Onde "cataremos" coquinho?

Autora: Isabella de Souza Oliveira (Curso Técnico em Mecânica Integrado ao Ensino Médio)
Orientação e revisão textual: Adriana Pin (Professora de Língua Portuguesa e Literaturas em Língua Portuguesa)

O lugar onde vivo é uma cidade do norte do Espírito Santo, pertinho da Bahia. São Mateus é uma cidade que, com suas marcas, conta a história de um município fundado em 1544 e, povoado através de seu porto, que recebeu durante anos embarcações de africanos escravizados pelo principal rio da cidade: o rio Cricaré. Curiosamente, este rio forma um “S”, de São Mateus em seu percurso.

São Mateus é marcado por suas belezas naturais e seu famoso balneário: Guriri. Este nome, do tupi antigo, significa coco pequeno, em homenagem aos frutos, chamados coquinhos, de uma palmeira típica da restinga. São desses coquinhos que surge a expressão “Vá catar coquinho”, tão popular na região, que em seu sentido conotativo significa o ato de mandar alguém procurar o que fazer, deixando a pessoa em paz.

Porém, não tem sido fácil preservar a nossa cidade. Rios e praias estão cada vez mais poluídos, nossas vegetações são desmatadas e queimadas, nossos animais, que ainda restam, são alvos do tráfico e extintos por não terem onde morar. Dentro disso, é notável o crescimento de loteamentos, que contribuem gradativamente para o desmatamento, trazendo à cidade impactos ambientais irreversíveis.

Com isso, o mercado imobiliário adquire mais lucros, o que não é um problema, entretanto, locais destinados à preservação ambiental são desmatados para dar lugar a loteamentos, e a prefeitura, que deveria fiscalizar tais ações, facilita-as. Áreas de restinga são o maior alvo, pois acomodações, como condomínios e resorts, que são perto da praia atraem mais turistas e traz mais dinheiro.

Segundo o Inpe (Instituto Nacional de Pesquisas Espaciais) e a SOS Mata Atlântica, São Mateus é a cidade do Espírito Santo que mais desmatou sua vegetação natural entre 2019 e 2020. Isso mostra que há algo errado com a cidade, uma vez que este  é um impasse silencioso, pouco divulgado, que passa despercebido pela maior parte da população.
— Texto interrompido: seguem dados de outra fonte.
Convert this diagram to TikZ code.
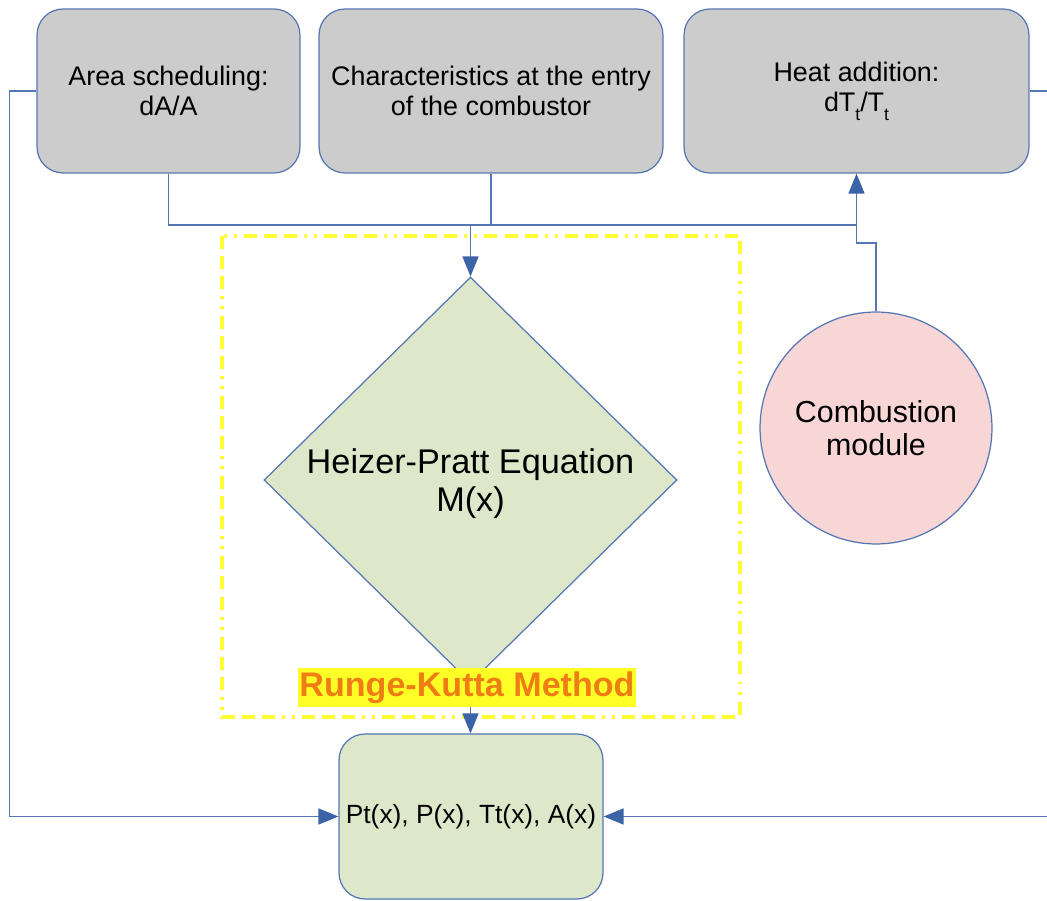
\documentclass[tikz,border=0pt]{standalone}
\usepackage{fontspec}
\setmainfont{Liberation Sans}
\usetikzlibrary{shapes.geometric,arrows.meta}
\definecolor{edgeblue}{RGB}{84,118,178}
\definecolor{tipblue}{RGB}{60,98,168}
\definecolor{boxgray}{RGB}{204,204,204}
\definecolor{eqgreen}{RGB}{221,232,203}
\definecolor{combpink}{RGB}{248,214,214}
\definecolor{rkyellow}{RGB}{255,255,40}
\definecolor{rkframe}{RGB}{255,255,50}
\definecolor{rkorange}{RGB}{240,125,20}
\newcommand{\lowsub}[1]{\raisebox{-0.6ex}{\fontsize{10}{10}\selectfont #1}}
\tikzset{
  inbox/.style={draw=edgeblue, line width=0.7pt, fill=boxgray, rounded corners=0.52cm,
    minimum height=3.28cm, align=center, font=\fontsize{15.3}{17.5}\selectfont},
  conn/.style={draw=edgeblue, line width=0.9pt},
  arr/.style={conn, -{Triangle[width=0.32cm,length=0.4cm,color=tipblue]}},
  dashframe/.style={draw=rkframe, line width=2.5pt,
    dash pattern=on 7.4pt off 4pt on 7.4pt off 4pt on 7.4pt off 4pt on 1.7pt off 4pt on 1.7pt off 4pt}
}
\begin{document}
\begin{tikzpicture}[x=0.02cm, y=-0.02cm]
  \useasboundingbox (0,0) rectangle (1047,901);
  \clip (0,0) rectangle (1047,901);
  % inputs
  \node[inbox, minimum width=5.26cm] (area) at (168.5,91) {Area scheduling:\\dA/A};
  \node[inbox, minimum width=6.88cm] (entry) at (491,91) {Characteristics at the entry\\of the combustor};
  \node[inbox, minimum width=6.9cm] (heat) at (856.5,91) {Heat addition:\\dT\lowsub{t}/T\lowsub{t}};
  % solver
  \draw[dashframe] (222,236) rectangle (740,717);
  \node[diamond, draw=edgeblue, fill=eqgreen, line width=0.7pt, minimum width=8.26cm,
    minimum height=8.12cm, inner sep=0pt] (hp) at (470.5,480) {};
  \node[font=\fontsize{19.5}{21.6}\selectfont, align=center] (hptext) at (470.5,484) {Heizer-Pratt Equation\\M(x)};
  \node[circle, draw=edgeblue, fill=combpink, line width=0.7pt, minimum size=4.64cm,
    align=center, font=\fontsize{17.3}{18.8}\selectfont] (comb) at (876,428) {Combustion\\module};
  \node[inbox, fill=eqgreen, minimum width=5.28cm, minimum height=3.3cm, inner sep=1pt,
    font=\fontsize{15}{18}\selectfont] (out) at (471,816.5) {Pt(x), P(x), Tt(x), A(x)};
  % connectors
  \coordinate (bus) at (0,225);
  \coordinate (kink) at (0,243);
  \draw[conn] (area.south) |- (heat.south |- bus);
  \draw[conn] (entry.south) -- (entry.south |- bus);
  \draw[arr] (hp.north |- bus) -- (hp.north);
  \draw[arr] (comb.north) |- (heat.south |- kink) -- (heat.south);
  \draw[arr] (area.west) -- ++(-27,0) |- (out.west);
  \draw[arr] (heat.east) -- ++(40,0) |- (out.east);
  \draw[arr] (hp.south) -- (hp.south |- out.north);
  \node[fill=rkyellow, text=rkorange, font=\bfseries\fontsize{19.4}{21}\selectfont,
    inner xsep=1pt, inner ysep=2pt] (rk) at (467,687.5) {Runge-Kutta Method};
\end{tikzpicture}
\end{document}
Dessa forma, os que possuem mais informação e são contrários aos loteamentos nesses locais, argumentam que a cidade possui outras áreas disponíveis para o mercado imobiliário, porém a ganância é mais importante. Dizem, ainda, que existe apoio e acobertamento da prefeitura em tais ações, atendendo a interesses privados. Os que argumentam a favor, citam a necessidade de investimento no turismo, enriquecendo a cidade, contudo, afirmam que o desmatamento não é ilegal, pois só realizam obras em locais que passaram por um processo de autorização. Além disso, dizem ser algo normal, afinal, moramos em um lugar que também foi desmatado há anos atrás.

Na minha opinião, mesmo não sendo ilegal, essa é uma questão de responsabilidade social com o meio ambiente. Mahatma Gandhi diz que “A natureza pode suprir todas as necessidades do homem, menos a ganância”. O mercado imobiliário pode se expandir, mas deve, em primeiro lugar, respeitar os limites de preservação da natureza, que não podem ser burlados pelo dinheiro.

De acordo com Luis Fernando Guedes Pinto, diretor de Conhecimento da SOS Mata Atlântica, qualquer área desmatada na Mata Atlântica, por menor que possa parecer, é uma perda enorme. Não podemos investir no turismo dessa maneira, pois se continuarmos assim, no futuro, a expressão “Vá catar coquinho” já não fará mais sentido para nós, pois apesar do lado cômico, não haverá lugar para colhermos esse fruto. Reafirmo as palavras de Luis Fernando, pois parece simples, mas é algo muito maior.

Certamente, esse é um impasse de difícil resolução, pois são danos irreversíveis, contudo, creio que possam ser amenizados. Portanto, é necessário que limites sejam estabelecidos pela prefeitura e fiscalizados pelos órgãos responsáveis, sem brecha para corrupção e acobertamento de ações, divulgando notícias nos jornais locais. Além disso, o reflorestamento e a recuperação da Mata Atlântica, na região, faz-se necessário para a população e o planeta, conservando a biodiversidade e mitigando a emissão de gases que contribuem para o aquecimento global.

Somente assim, São Mateus poderá se enriquecer, preservando suas belezas naturais, a verdadeira riqueza que possuímos e somente daremos valor, quando a perdermos. Nossa restinga pede, silenciosamente, por socorro. Precisamos escutá-la.